I'm new here - posting a response to Simon's blog posting (Babymoon Take Two) after a friend emailed me a link to it.
In Simon's case both partners are willing to talk and dream about the future and ensure they don’t lose sight of each other. I’ve tried similar tricks before, taking my wife away for expensive self indulgent overnight breaks while her sister takes on the boy. I’ve managed it twice in two years and consider it a waste of time. It was good that my wife got to relax (not completely, as she was wracked with worry for the duration, but at least she got to indulge herself in spas and get some decent sleep), but as for maintaining relationships and making us stronger, it felt like a completely one-sided effort as it was all about her rather than about us.
The same can be said for my marriage. My two year old boy rules the roost, dominating my wife’s life completely, demanding her attention for much of the time, fighting me at every turn and even sleeping in our bed nightly. He probably behaves the way he does because she lets him get away with so much, and has even encouraged it. She doesn’t make any effort to teach him to stop, and refuses to put him down in his own bed, usually going to bed herself when she puts him down after In The Night Garden. We don’t really talk about anything (it’s usually defensive sniping in the rare moments we do talk), evening meals together are out and I’ll often come to bed on a night and he’ll already be there, in my spot, sticking two fingers up towards me as he sucks his thumb. I’m the baddie cop who tries to move him – but because he’s been indulged he throws a tantrum and my wife isn’t far short of joining him. I end up with a nightly choice - make it three in a bed and put up with his footballers kicks and tackles, or sleep downstairs, curled unnaturally on the settee.
I’ve got a joiner friend working on converting my tiny office into a box room for the boy. Inevitably this will make my working life more difficult, but although I’m pushing the job forward my wife has made it plain that she doesn’t intend on it being used for anything other than a toy store as she doesn’t want him crying on a night.

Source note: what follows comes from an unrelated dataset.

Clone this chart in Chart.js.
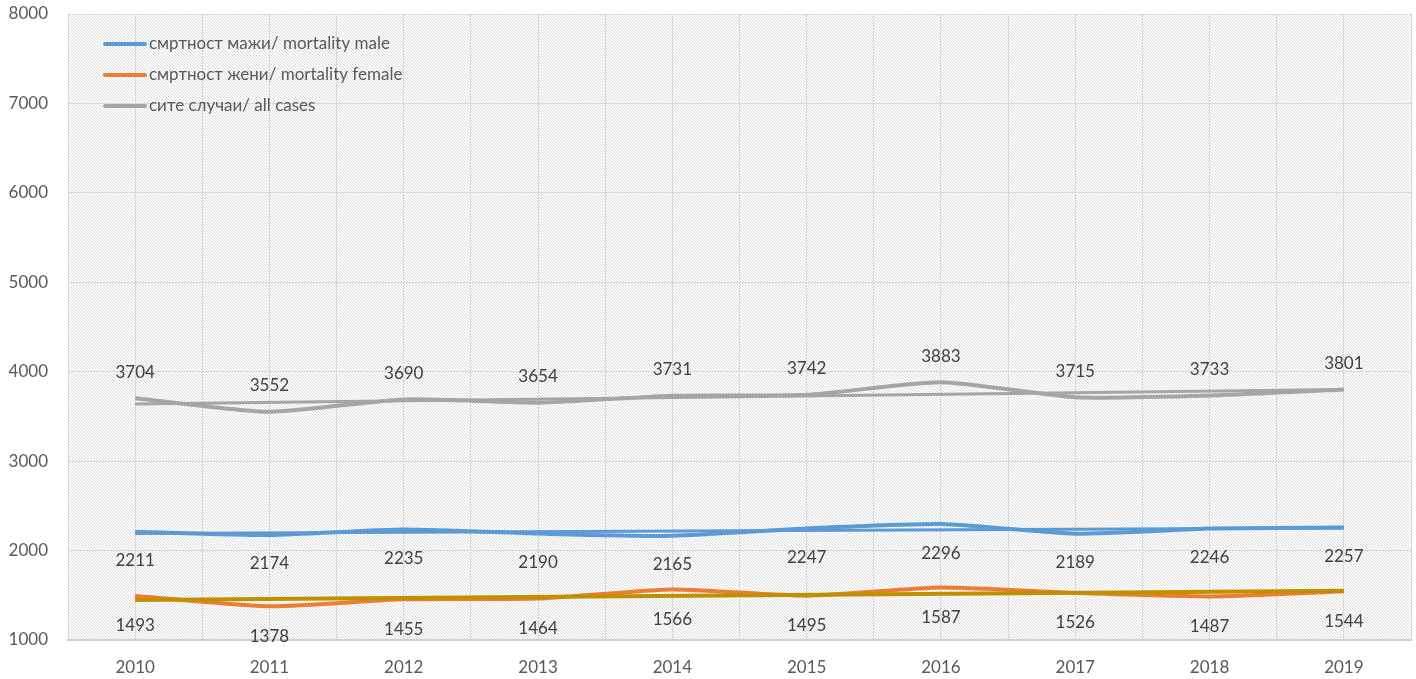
<!DOCTYPE html>
<html>
<head>
<meta charset="utf-8">
<script src="https://cdn.jsdelivr.net/npm/chart.js@4"></script>
<style>
html,body{margin:0;padding:0;background:#fff;}
canvas{display:block;}
</style>
</head>
<body>
<canvas id="c" width="1416" height="679"></canvas>
<script>
const years = [2010, 2011, 2012, 2013, 2014, 2015, 2016, 2017, 2018, 2019];
const male = [2211, 2174, 2235, 2190, 2165, 2247, 2296, 2189, 2246, 2257];
const female = [1493, 1378, 1455, 1464, 1566, 1495, 1587, 1526, 1487, 1544];
const allCases = [3704, 3552, 3690, 3654, 3731, 3742, 3883, 3715, 3733, 3801];
// linear trendlines: estimated values at first and last year
const maleTrend = [2191, 2251];
const femaleTrend = [1448, 1551];
const allTrend = [3640, 3801];
const yTicks = [1000, 2000, 3000, 4000, 5000, 6000, 7000, 8000];
const names = ['смртност мажи/ mortality male', 'смртност жени/ mortality female', 'сите случаи/ all cases'];

const pts = arr => arr.map((v, i) => ({x: years[i], y: v}));
const trendPts = t => [{x: years[0], y: t[0]}, {x: years[years.length - 1], y: t[1]}];

// hatched background pattern
function makePattern(ctx) {
  const p = document.createElement('canvas');
  p.width = 6; p.height = 6;
  const g = p.getContext('2d');
  g.fillStyle = '#ffffff';
  g.fillRect(0, 0, 6, 6);
  g.fillStyle = '#d8d8d8';
  for (let i = 0; i < 6; i++) {
    g.fillRect(i, i, 1, 1);
    g.fillRect(i, (i + 3) % 6, 1, 1);
  }
  return ctx.createPattern(p, 'repeat');
}

const bgPlugin = {
  id: 'bg',
  beforeDatasetsDraw(chart) {
    const {ctx, chartArea: a} = chart;
    ctx.save();
    ctx.fillStyle = makePattern(ctx);
    ctx.globalCompositeOperation = 'destination-over';
    ctx.fillRect(a.left, a.top, a.right - a.left, a.bottom - a.top);
    ctx.restore();
  }
};

const labelPlugin = {
  id: 'vlabels',
  afterDatasetsDraw(chart, args, opts) {
    const {ctx} = chart;
    ctx.save();
    ctx.font = '17px Lato, "Noto Sans", sans-serif';
    ctx.fillStyle = '#404040';
    ctx.textAlign = 'center';
    ctx.textBaseline = 'middle';
    opts.sets.forEach(s => {
      const meta = chart.getDatasetMeta(s.index);
      const data = chart.data.datasets[s.index].data;
      meta.data.forEach((el, i) => {
        ctx.fillText(String(data[i].y), el.x, el.y + s.offset);
      });
    });
    ctx.restore();
  }
};

const legendPlugin = {
  id: 'inlegend',
  afterDraw(chart, args, opts) {
    const {ctx, chartArea: a} = chart;
    ctx.save();
    ctx.font = '17px Lato, "Noto Sans", sans-serif';
    ctx.textBaseline = 'middle';
    opts.items.forEach((it, i) => {
      const y = a.top + 30 + i * 31;
      const x0 = a.left + 37;
      ctx.strokeStyle = it.color;
      ctx.lineWidth = 4;
      ctx.lineCap = 'round';
      ctx.beginPath();
      ctx.moveTo(x0, y);
      ctx.lineTo(x0 + 40, y);
      ctx.stroke();
      ctx.fillStyle = '#595959';
      ctx.fillText(it.text, x0 + 44, y);
    });
    ctx.restore();
  }
};

const blue = '#5B9BD5', orange = '#ED7D31', gray = '#A5A5A5';

new Chart(document.getElementById('c'), {
  type: 'line',
  data: {
    datasets: [
      {label: names[0] + ' trend', data: trendPts(maleTrend), borderColor: blue, borderWidth: 3, pointRadius: 0, tension: 0},
      {label: names[1] + ' trend', data: trendPts(femaleTrend), borderColor: '#BF9000', borderWidth: 4, pointRadius: 0, tension: 0},
      {label: names[2] + ' trend', data: trendPts(allTrend), borderColor: gray, borderWidth: 3, pointRadius: 0, tension: 0},
      {label: names[0], data: pts(male), borderColor: blue, borderWidth: 4, pointRadius: 0, tension: 0.2},
      {label: names[1], data: pts(female), borderColor: orange, borderWidth: 4, pointRadius: 0, tension: 0.2},
      {label: names[2], data: pts(allCases), borderColor: gray, borderWidth: 4, pointRadius: 0, tension: 0.2}
    ]
  },
  options: {
    responsive: false,
    animation: false,
    devicePixelRatio: 1,
    layout: {padding: {top: 0, right: 5, left: 0, bottom: 0}},
    plugins: {
      legend: {display: false},
      tooltip: {enabled: false},
      vlabels: {sets: [{index: 5, offset: -26}, {index: 3, offset: 29}, {index: 4, offset: 30}]},
      inlegend: {items: [{text: names[0], color: blue}, {text: names[1], color: orange}, {text: names[2], color: gray}]}
    },
    scales: {
      x: {
        type: 'linear',
        min: years[0] - 0.5,
        max: years[years.length - 1] + 0.5,
        afterBuildTicks: s => { const t = []; for (let i = 0; i <= years.length * 2; i++) t.push({value: years[0] - 0.5 + i * 0.5}); s.ticks = t; },
        afterFit: s => { s.height = 39; s.paddingLeft = 0; s.paddingRight = 0; },
        grid: {color: '#d9d9d9', lineWidth: 1, drawTicks: false},
        border: {color: '#d0d0d0', width: 2},
        ticks: {
          autoSkip: false, maxRotation: 0, padding: 17,
          color: '#595959', font: {size: 17, family: 'Lato, "Noto Sans", sans-serif'},
          callback: v => Number.isInteger(v) ? String(v) : ''
        }
      },
      y: {
        min: yTicks[0],
        max: yTicks[yTicks.length - 1],
        afterBuildTicks: s => { s.ticks = yTicks.map(v => ({value: v})); },
        afterFit: s => { s.width = 68; s.paddingTop = 14; },
        grid: {color: '#d9d9d9', lineWidth: 1, drawTicks: false},
        border: {display: false},
        ticks: {
          padding: 20,
          color: '#595959', font: {size: 17, family: 'Lato, "Noto Sans", sans-serif'},
          callback: v => String(v)
        }
      }
    }
  },
  plugins: [bgPlugin, labelPlugin, legendPlugin]
});
</script>
</body>
</html>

I feel like I am constantly investing in my family and my marriage – spiritually, emotionally, physically, financially… but unlike Simon I feel my wife has lost sight of me. I’m nothing more than a bit part, there to facilitate their lives. I do not mind that provider at all, but I really don’t feel anyone is there for me – and certainly not my wife. Worse, two years on and she’s started to take Pregnacare again – something I don’t understand as I’m downstairs or separated by the boy for most of the time – it’s starting to look like conception will be little more than a business arrangement this time around, and I’m not interested in that at all.
I didn’t think it was possible to feel so isolated and alone in a marriage. I’m at my wits end.